オフィス機器販売・石井事務機センター(岡山市南区福浜町)の石井聖博社長(38)が力を込める。同社は、自宅にいながら仕事をする「テレワーク」を昨春導入。情報システムで職場と結び、データのやりとりやテレビ会議ができるようにした。
社員には「子どもの都合に合わせて仕事ができる」「生活にゆとりができた」と好評。中途採用の応募数は前年の1.8倍に伸びたという。
1歳半の娘がいる元井あゆかさん(29)は出産を機に以前の勤め先を辞め、今年1月に入社した。

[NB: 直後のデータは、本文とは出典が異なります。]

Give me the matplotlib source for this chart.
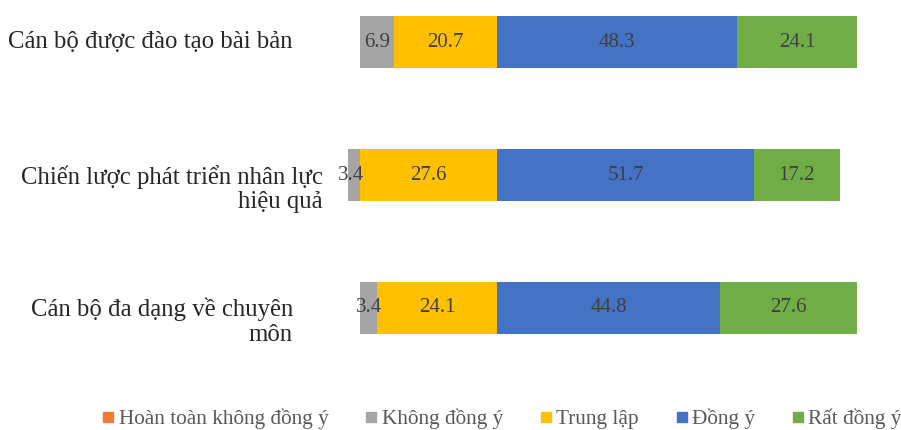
import numpy as np
import matplotlib.pyplot as plt
from matplotlib.lines import Line2D

plt.rcParams['font.family'] = ['Liberation Serif', 'DejaVu Serif']

# Dữ liệu (%)
categories = ['Cán bộ được đào tạo bài bản',
              'Chiến lược phát triển nhân lực\nhiệu quả',
              'Cán bộ đa dạng về chuyên\nmôn']
hoan_toan_khong = [0.0, 0.0, 0.0]
khong_dong_y = [6.9, 3.4, 3.4]
trung_lap = [20.7, 27.6, 24.1]
dong_y = [48.3, 51.7, 44.8]
rat_dong_y = [24.1, 17.2, 27.6]

series_names = ['Hoàn toàn không đồng ý', 'Không đồng ý', 'Trung lập', 'Đồng ý', 'Rất đồng ý']
colors = ['#ED7D31', '#A5A5A5', '#FFC000', '#4472C4', '#70AD47']

fig = plt.figure(figsize=(9.01, 4.30), dpi=100)
ax = fig.add_axes([348 / 901, 80 / 430, (870 - 348) / 901, 350 / 430])

y = np.arange(len(categories))
h = 0.39

# phía âm: Trung lập sát trục, rồi Không đồng ý, rồi Hoàn toàn không đồng ý
tl = np.array(trung_lap)
kd = np.array(khong_dong_y)
hk = np.array(hoan_toan_khong)
dy = np.array(dong_y)
rd = np.array(rat_dong_y)

segs = [
    (hk, -(tl + kd + hk), colors[0]),
    (kd, -(tl + kd), colors[1]),
    (tl, -tl, colors[2]),
    (dy, np.zeros(3), colors[3]),
    (rd, dy, colors[4]),
]
for vals, left, c in segs:
    ax.barh(y, vals, left=left, height=h, color=c)
    for yi, v, l in zip(y, vals, left):
        if v > 0:
            ax.text(l + v / 2, yi, f'{v:.1f}', ha='center', va='center',
                    fontsize=15, color='#404040', family='Liberation Serif')

ax.set_xlim(-30, 75)
ax.set_ylim(2 + 42 / 133, -42 / 133)
ax.axis('off')

# nhãn danh mục, căn phải
label_right = [293, 323, 293]
for yi, lab, xr in zip(y, categories, label_right):
    ypx = 42 + 133 * yi + (14 if '\n' in lab else 0)
    fig.text(xr / 901, 1 - ypx / 430, lab, ha='right', va='center',
             fontsize=17.8, color='#262626', linespacing=1.15,
             family='Liberation Serif')

handles = [Line2D([0], [0], marker='s', linestyle='', markersize=7.5,
                  markerfacecolor=c, markeredgecolor=c) for c in colors]
fig.legend(handles, series_names, loc='center left', bbox_to_anchor=(103 / 901, 1 - 419 / 430),
           ncol=5, frameon=False, prop={'family': 'Liberation Serif', 'size': 15.3},
           handlelength=0.5, handletextpad=0.25, columnspacing=1.75,
           borderpad=0, borderaxespad=0, labelcolor='#595959')

fig.savefig('out.png', dpi=100)
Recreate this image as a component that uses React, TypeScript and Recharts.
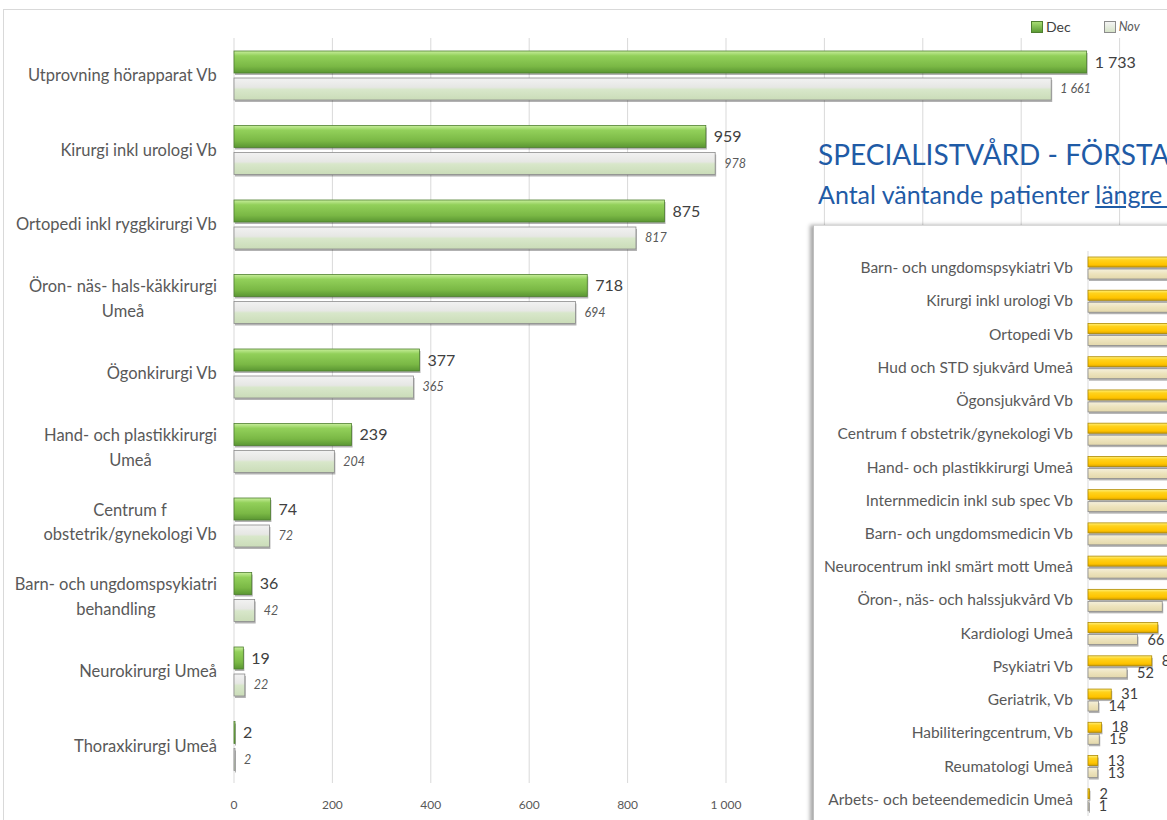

「テレワークがなければフルタイムの仕事には復帰できなかった」と振り返る。

中小に遅れ

女性活躍、長時間労働の是正…。安倍政権が掲げる「働き方改革」は全国的に広がりつつある。ただ、岡山県の調査(2016~17年)によると、労働時間の短縮に取り組む事業所は、従業員千人以上で85・7%に上るのに対し、50~99人では46・3%にとどまる。大企業に比べ、中小企業の遅れが目立つ。背景にあるのは深刻な人手不足だ。

厳しいですね

9月28日に岡山市内であった運送業5社による会社説明・面接会。求人側の1社、アスカ(同市北区足守)の採用担当として臨んだ前田訓宏さん(39)が苦笑いを浮かべた。
この日集まった求職者は会全体でも14人で、うち8人は60歳以上。前田さんが面接できたのは50代の1人だけだった。従業員20人の同社は、ここ2、3年は慢性的な運転手不足に悩む。過労を防ぐため、時には社長自ら荷物の積み下ろしを手伝ったり、注文を断ったりすることもあるという。
前田さんの兄の吉弘社長(42)は「求人応募が数年前からめっきり減ってしまった」と話す。

人材流出

低金利政策や大規模な財政出動といったアベノミクスの効果で、上場企業の業績は過去最高水準に高まった。大企業が潤えば、地方の中小企業にもその恩恵が滴り落ちてくる―。それが安倍政権が描く「トリクルダウン」のシナリオだ。
だが、地方の中小企業にとって景気回復の実感は弱い。日銀岡山支店の9月の企業短期経済観測調査(短観)によると、地場企業の業況判断指数は5期(1年3カ月)ぶりに悪化。人手不足が押し下げ要因になっているという。県西部の建設会社役員は「人材が首都圏の大手に流れている。人手を確保できず、これ以上仕事を増やせない」と嘆く。

岡山県経営者協会の野崎泰彦会長は

「低成長の根底には生産年齢人口の減少という構造的な問題があり、その影響は地方ほど大きい。一朝一夕には解決できない」と指摘する。
衆院選は、民進党の分裂を経て戦いの構図が固まった。各党は「生産性革命」「規制緩和」「消費税増税凍結」などの経済政策を掲げるが、本格的な論戦はこれからだ。地方経済を上向かせる確かなシナリオが求められている。